Aaron N. Tubbs bio photo

Aaron N. Tubbs

Dragon chaser.

Twitter Facebook Google+ LinkedIn Github

At least until I flunk out, I’ve decided to start doing the C++ Grandmaster Certification. I’m under no illusion that I’m particularly good with or knowledgeable of C++; at best my capabilities in the language are barely functional. I’m also far from being prepared for this in an academic sense. Aside from the top-tier data structures & algorithms class, languages & compilers class was far and away the most useful and relevant coursework. That I only took a semester in the topic is criminal in retrospect.

I expect this to be difficult and certainly way out of my league. On the upside, I’ll be able to say “I’ve played with a few domain specific languages and once failed to implement a self-hosting C++ compiler.”

Thus far I’ve completed the first assignment. To be precise, my code works to the best of my knowledge and passes all the course-provided tests, but it has not yet gone through grading. I’m not particularly happy with the implementation; it has a couple of nasty kludges and feels really bloated and inelegant. I ended up rewriting everything up to the preprocessing token stage once because I wasn’t even sure how I wanted to do that until I’d screwed it up once. I got about 25% of the way through writing the preprocessing token code before I realized I was trying to be too clever, and ended up doing the obvious thing instead.

It’s been fun so far. The majority of my time was spent building and debugging this:

DFA

Probably 50% of the debugging time came before I wrote any code, and the rest as I wrote the implementation behind it. So, that was interesting.

I’ve already learned a few things:

  • Writing a UTF-8 encoder and decoder is pretty easy; it was a joy to do this straight from RFC3629. This exercise goes a long way to developing at least a basic mechanical familiarity with the idea of unicode and different encodings.
  • Thus far, the C++ standard is a bit impenetrable at first, but leaves very little room for ambiguity. At each step where I was confused, it just required more careful reading of the standard. Several times bugs in my program were fixed just by becoming more standards-compliant. An illustrative example was a nasty bug in my raw string literal DFA. I was pretty sure fixing it was going to require a pretty substantial rethink, until I read the standard and it provided the guarantee that, more or less, anything that looks like a raw string is a raw string (§2.5.3). The lesson here, I think, is to stop trying to be clever. Trust the spec.
  • There’s some joy working from a frozen spec. I would not enjoy this exercise were the details still being sorted out to a large degree.
  • There are a lot of language aspects that make a lot more sense and/or I previously took for granted. I expect this effect will increase greatly with further exercises.

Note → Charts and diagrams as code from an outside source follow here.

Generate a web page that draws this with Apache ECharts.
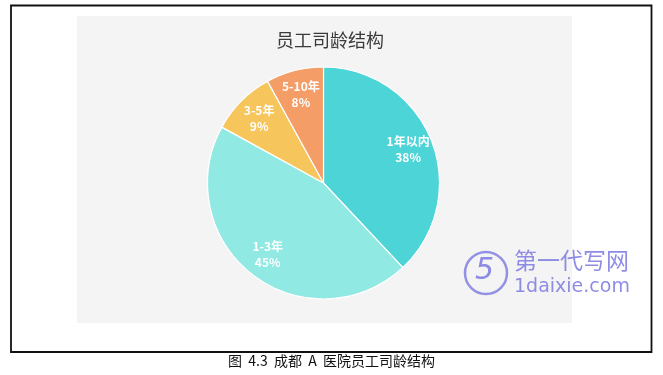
<!DOCTYPE html>
<html>
<head>
<meta charset="utf-8">
<script src="https://cdn.jsdelivr.net/npm/echarts@6/dist/echarts.min.js"></script>
<style>
  html, body { margin: 0; padding: 0; background: #fff; }
  #chart { width: 663px; height: 375px; }
</style>
</head>
<body>
<div id="chart"></div>
<script>
// Staff tenure groups and their shares (%)
const categories = ['1年以内', '1-3年', '3-5年', '5-10年'];
const shares = [38, 45, 9, 8];
const sliceColors = ['#4cd4d6', '#90e9e2', '#f6c55c', '#f59d67'];
const chartTitle = '员工司龄结构';
const caption = '图  4.3  成都  A  医院员工司龄结构';

const pieData = categories.map((name, i) => ({
  name: name,
  value: shares[i],
  itemStyle: { color: sliceColors[i] }
}));

const chart = echarts.init(document.getElementById('chart'), null, { renderer: 'canvas' });

chart.setOption({
  backgroundColor: '#ffffff',
  animation: false,
  title: {
    text: chartTitle,
    left: 325,
    top: 26,
    textAlign: 'center',
    textStyle: {
      fontFamily: 'Noto Sans CJK SC',
      fontSize: 18,
      fontWeight: 'normal',
      color: '#3a3a3a'
    }
  },
  graphic: [
    // outer frame
    {
      type: 'rect', z: -10, silent: true,
      shape: { x: 11, y: 5.5, width: 640.5, height: 346.5 },
      style: { fill: '#ffffff', stroke: '#111', lineWidth: 1.8 }
    },
    // chart panel
    {
      type: 'rect', z: -9, silent: true,
      shape: { x: 77, y: 16, width: 495, height: 307 },
      style: { fill: '#f4f4f4' }
    },
    // figure caption
    {
      type: 'text', silent: true,
      left: 'center', top: 354,
      style: {
        text: caption,
        fontFamily: 'Noto Sans CJK SC',
        fontSize: 14,
        fill: '#111'
      }
    },
    // site mark
    {
      type: 'circle', silent: true, z: 5,
      shape: { cx: 486, cy: 273, r: 21 },
      style: { fill: 'none', stroke: '#7a78e0', lineWidth: 2.5, opacity: 0.8 }
    },
    {
      type: 'text', silent: true, z: 5,
      left: 475, top: 256,
      style: {
        text: '5', fontFamily: 'DejaVu Sans', fontSize: 30, fontStyle: 'italic',
        fill: '#7a78e0', opacity: 0.85
      }
    },
    {
      type: 'text', silent: true, z: 5,
      left: 514, top: 249,
      style: {
        text: '第一代写网', fontFamily: 'Noto Sans CJK SC', fontSize: 23,
        fill: '#7a78e0', opacity: 0.85
      }
    },
    {
      type: 'text', silent: true, z: 5,
      left: 514, top: 278,
      style: {
        text: '1daixie.com', fontFamily: 'DejaVu Sans', fontSize: 19,
        fill: '#7a78e0', opacity: 0.85
      }
    }
  ],
  series: [
    {
      type: 'pie',
      center: [323.5, 183],
      radius: [0, 116],
      startAngle: 90,
      clockwise: true,
      silent: true,
      label: { show: false },
      labelLine: { show: false },
      itemStyle: { borderColor: '#ffffff', borderWidth: 1.2 },
      data: pieData
    },
    // transparent ring that only carries the slice labels
    {
      type: 'pie',
      center: [323.5, 183],
      radius: [60, 116],
      startAngle: 90,
      clockwise: true,
      silent: true,
      z: 3,
      itemStyle: { color: 'rgba(0,0,0,0)', borderWidth: 0 },
      label: {
        show: true,
        position: 'inside',
        formatter: '{b}\n{c}%',
        color: '#ffffff',
        fontFamily: 'Noto Sans CJK SC',
        fontSize: 12,
        fontWeight: 'bold',
        lineHeight: 16,
        align: 'center'
      },
      labelLine: { show: false },
      data: categories.map((name, i) => ({ name: name, value: shares[i] }))
    }
  ]
});
</script>
</body>
</html>
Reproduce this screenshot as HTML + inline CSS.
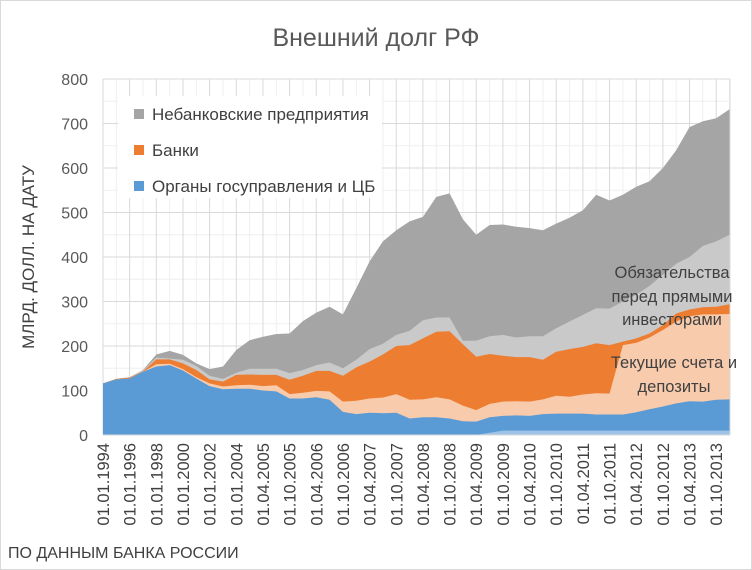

The downsides so far have been more logistic in nature. I was originally working successfully (including running the reference implementation) on my Debian box, but then a git pull brought a new reference implementation into play that had dependencies on a modern glibc. I briefly ran a virtualized Ubuntu 12.10 image, but performance was pretty horrible. So, I’ve been playing recently with an Intel NUC, which has been pretty swell. With a fast (albeit absurdly small) SSD and 16GB of RAM, this delivers a pretty capable little package. My only real frustration is that I have to pick between gigabit ethernet and Thunderbolt. I would have preferred to have both. The i3 doesn’t sound like much on paper, but in practice it’s nearly as fast per core as my Xeon X3430-based Debian box (albeit with half as many cores). A couple generations of architectural improvements definitely make a difference here. Anyway, since that’s running the OS the course wants, things work extremely smoothly.

I remain curious which company is behind this effort, and am interested in seeing if they ever announce it.

So, fun so far. Looking forward to the next lesson.